- The Washington Times - Thursday, October 30, 2003

Democrats yesterday downplayed the strongest quarterly economic growth in 19 years, refusing to give President Bush credit and stressing still-lagging job creation, while Republicans gloated over the news.

“President Bush has compiled the worst economic record since the Great Depression, and it is going to take a lot more than one quarter of growth to clean it up,” said Democratic presidential candidate Howard Dean in a statement.

“The real measure of a strong economy is when average Americans see real benefits and the people who lost their jobs under President Bush are working again,” he said.

Sen. John Edwards, North Carolina Democrat and presidential aspirant, did not even wait for the 7.2 percent growth in the gross domestic product to be announced yesterday before issuing a “prebuttal” on the “spin” he expected from the White House.

“The Bush administration has dug a hole so deep and so wide that it’s going to take a lot more than one quarter to get back on solid ground,” Mr. Edwards said.
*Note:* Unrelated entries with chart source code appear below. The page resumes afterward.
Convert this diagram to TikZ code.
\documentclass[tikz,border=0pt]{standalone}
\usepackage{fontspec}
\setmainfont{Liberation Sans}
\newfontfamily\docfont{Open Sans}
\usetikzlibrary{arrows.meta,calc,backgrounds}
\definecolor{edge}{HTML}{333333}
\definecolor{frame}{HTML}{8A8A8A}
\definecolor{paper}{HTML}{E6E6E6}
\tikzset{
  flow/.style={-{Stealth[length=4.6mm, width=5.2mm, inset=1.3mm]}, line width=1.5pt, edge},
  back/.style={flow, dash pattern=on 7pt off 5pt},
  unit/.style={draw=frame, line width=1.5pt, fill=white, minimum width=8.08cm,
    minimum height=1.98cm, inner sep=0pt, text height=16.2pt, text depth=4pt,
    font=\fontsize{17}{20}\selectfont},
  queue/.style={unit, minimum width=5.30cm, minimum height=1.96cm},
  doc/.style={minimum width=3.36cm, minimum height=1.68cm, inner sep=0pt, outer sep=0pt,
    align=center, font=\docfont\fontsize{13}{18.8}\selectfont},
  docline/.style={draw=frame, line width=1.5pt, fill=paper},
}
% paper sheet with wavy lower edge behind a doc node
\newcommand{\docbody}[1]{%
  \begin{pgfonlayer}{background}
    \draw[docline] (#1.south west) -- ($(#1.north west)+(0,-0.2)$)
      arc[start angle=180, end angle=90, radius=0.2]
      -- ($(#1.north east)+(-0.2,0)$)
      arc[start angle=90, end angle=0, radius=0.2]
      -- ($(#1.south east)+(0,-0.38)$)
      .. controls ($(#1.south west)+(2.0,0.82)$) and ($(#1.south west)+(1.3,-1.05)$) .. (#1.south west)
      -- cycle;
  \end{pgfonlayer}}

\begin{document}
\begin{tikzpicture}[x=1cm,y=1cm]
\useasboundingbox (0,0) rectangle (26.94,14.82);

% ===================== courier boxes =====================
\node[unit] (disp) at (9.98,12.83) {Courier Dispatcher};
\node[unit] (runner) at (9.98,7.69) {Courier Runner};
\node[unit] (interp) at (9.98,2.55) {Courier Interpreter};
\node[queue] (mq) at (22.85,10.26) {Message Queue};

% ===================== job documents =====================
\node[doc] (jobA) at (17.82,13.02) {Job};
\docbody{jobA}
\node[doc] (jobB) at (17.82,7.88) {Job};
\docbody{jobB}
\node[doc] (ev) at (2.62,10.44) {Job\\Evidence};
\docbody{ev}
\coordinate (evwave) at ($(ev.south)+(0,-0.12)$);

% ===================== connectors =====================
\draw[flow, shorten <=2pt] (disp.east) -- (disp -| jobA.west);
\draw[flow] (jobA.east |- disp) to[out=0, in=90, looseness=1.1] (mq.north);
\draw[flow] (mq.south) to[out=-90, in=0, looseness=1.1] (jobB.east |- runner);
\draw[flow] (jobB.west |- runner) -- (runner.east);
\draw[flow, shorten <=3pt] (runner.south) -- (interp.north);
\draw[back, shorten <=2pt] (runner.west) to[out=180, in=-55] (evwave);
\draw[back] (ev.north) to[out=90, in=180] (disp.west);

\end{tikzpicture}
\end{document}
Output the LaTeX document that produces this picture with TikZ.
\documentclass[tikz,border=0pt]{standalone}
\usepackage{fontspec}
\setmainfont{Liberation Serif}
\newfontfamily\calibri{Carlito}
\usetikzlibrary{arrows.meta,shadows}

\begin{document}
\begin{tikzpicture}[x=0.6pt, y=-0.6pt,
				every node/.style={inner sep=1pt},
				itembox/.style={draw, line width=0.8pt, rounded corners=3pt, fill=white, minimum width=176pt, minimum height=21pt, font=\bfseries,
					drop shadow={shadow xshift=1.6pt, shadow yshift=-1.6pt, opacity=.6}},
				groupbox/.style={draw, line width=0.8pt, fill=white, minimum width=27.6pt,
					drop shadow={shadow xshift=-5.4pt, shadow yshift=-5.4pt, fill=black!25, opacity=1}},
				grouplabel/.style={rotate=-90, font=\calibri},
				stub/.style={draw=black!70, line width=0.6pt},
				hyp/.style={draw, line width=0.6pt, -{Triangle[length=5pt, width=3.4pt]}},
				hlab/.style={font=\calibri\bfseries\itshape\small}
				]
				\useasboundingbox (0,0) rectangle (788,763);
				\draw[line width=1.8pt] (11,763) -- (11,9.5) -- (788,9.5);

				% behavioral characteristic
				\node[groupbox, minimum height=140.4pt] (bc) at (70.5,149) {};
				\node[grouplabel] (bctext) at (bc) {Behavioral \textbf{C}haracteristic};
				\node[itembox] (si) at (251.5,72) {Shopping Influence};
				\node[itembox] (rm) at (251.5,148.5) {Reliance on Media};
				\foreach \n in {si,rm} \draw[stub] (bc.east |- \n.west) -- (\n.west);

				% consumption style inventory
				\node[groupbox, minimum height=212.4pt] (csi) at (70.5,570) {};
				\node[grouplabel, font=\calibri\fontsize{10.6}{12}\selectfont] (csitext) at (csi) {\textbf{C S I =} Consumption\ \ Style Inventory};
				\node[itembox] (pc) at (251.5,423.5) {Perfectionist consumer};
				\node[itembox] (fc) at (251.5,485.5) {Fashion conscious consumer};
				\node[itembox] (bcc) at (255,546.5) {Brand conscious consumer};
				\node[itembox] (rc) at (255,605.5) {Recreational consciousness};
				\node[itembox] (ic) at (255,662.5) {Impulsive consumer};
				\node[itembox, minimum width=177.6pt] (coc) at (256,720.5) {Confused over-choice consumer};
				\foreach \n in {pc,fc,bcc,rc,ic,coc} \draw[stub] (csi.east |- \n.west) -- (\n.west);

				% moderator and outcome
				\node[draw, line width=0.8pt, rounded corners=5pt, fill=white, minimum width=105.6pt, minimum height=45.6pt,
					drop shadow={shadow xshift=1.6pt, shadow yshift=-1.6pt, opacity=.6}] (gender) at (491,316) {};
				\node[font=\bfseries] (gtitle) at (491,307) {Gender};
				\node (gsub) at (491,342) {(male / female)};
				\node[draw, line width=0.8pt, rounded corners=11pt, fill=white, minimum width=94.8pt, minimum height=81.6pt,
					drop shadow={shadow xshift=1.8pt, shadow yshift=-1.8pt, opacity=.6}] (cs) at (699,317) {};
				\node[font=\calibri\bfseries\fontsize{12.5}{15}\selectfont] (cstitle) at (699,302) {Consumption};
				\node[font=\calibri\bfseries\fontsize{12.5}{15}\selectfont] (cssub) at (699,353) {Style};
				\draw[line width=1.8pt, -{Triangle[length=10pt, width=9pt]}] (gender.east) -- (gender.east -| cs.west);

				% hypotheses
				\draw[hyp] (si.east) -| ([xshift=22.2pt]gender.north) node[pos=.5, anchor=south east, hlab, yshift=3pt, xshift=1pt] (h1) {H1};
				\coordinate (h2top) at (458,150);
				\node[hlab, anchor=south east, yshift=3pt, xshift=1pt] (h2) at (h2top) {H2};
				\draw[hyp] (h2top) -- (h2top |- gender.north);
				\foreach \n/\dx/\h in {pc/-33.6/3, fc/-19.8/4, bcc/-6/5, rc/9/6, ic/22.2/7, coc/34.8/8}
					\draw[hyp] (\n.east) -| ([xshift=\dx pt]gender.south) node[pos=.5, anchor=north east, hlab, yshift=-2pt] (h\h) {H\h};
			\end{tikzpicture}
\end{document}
House Majority Leader Tom DeLay, Texas Republican, scoffed at such suggestions, saying yesterday’s “historic news” is proof that “the president’s economic ‘strategery’ is working.”
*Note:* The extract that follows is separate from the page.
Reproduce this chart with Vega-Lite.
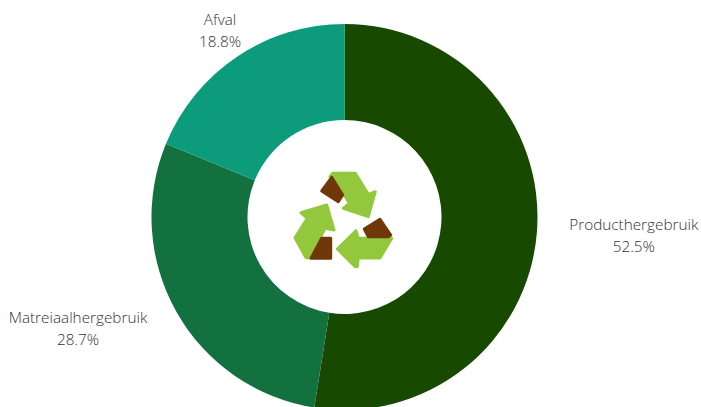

“It’s now clear, we are in the middle of a major job-creating economic recovery, or as the Democrats might call it, ‘a risky prosperity scheme,’” he said.

“Despite the rhetoric of the political prophets of gloom and doom, the president’s tax cuts haven’t thrown the economy into a tailspin,” said Sen. John Cornyn, Texas Republican. “In fact, they have spurred a remarkable turnaround.”

House Minority Leader Nancy Pelosi, California Democrat, however, claimed that “Democrats have offered a better approach to jobs and economic growth.”

“[Mr. Bush has] the worst record on job creation since Herbert Hoover,” Mrs. Pelosi said. “Mr. President, where are the jobs?”

The Labor Department announced yesterday that jobless claims fell again last week. It was the fourth consecutive week of claims below 400,000, the threshold viewed by most economists as a sign of recovery.

Mr. Bush credited his tax cuts for the surprisingly strong performance of the economy, but was careful not to gloat about the economic rebound. He did not even mention the GDP numbers during a luncheon fund-raiser at a Columbus, Ohio, hotel.

“Our economy is strong and getting stronger,” the president later told cheering workers at a small factory in Columbus. “[This is] the fastest growth we’ve had in nearly 20 years. Exports are expanding; investment is rising; housing construction is growing; the tax relief we passed is working.”

Mr. Bush took care to hedge his rhetoric about economic recovery. He even sought to pre-empt critics from attacking him when future quarterly growth rates inevitably fall short of 7.2 percent.

“We cannot expect economic growth numbers like this every quarter,” Mr. Bush said. “Yet by continuing a pro-growth agenda, we will sustain growth and job creation in this country.

“We’re on the right track,” he added. “But we’ve got work to do.”

The president’s campaign staff predicted that the Democrats’ plan to focus intently on the economy will no longer hinder Mr. Bush’s re-election chances next year, but help it.

“We will focus on the president’s leadership on the economy,” said Bush-Cheney spokesman Scott Stanzel in an interview.

He credited the Bush tax cuts with stimulating the economy by allowing people to keep “more of their own money.”

“By contrast,” Mr. Stanzel said, “our nine opponents, to a person, want to take more of that money away from Americans by raising taxes.”

Stephen Friedman, head of the president’s National Economic Council, admitted that “job creation has clearly not fully taken hold, even though there appears to be stabilization,” but the report of strong corporate profits augurs well for the future.

“A good sign is that corporate profits can tend to lead to capital investment and to job creation,” Mr. Friedman said.

Greg Mankiw, chairman of the White House Council of Economic Advisers, said that though economic growth for the final quarter of the year will not likely match the last quarter’s pace, it should at least reach the historical average of 3.3 percent.

“That should be enough to get the labor market going and get people back to work,” Mr. Mankiw said.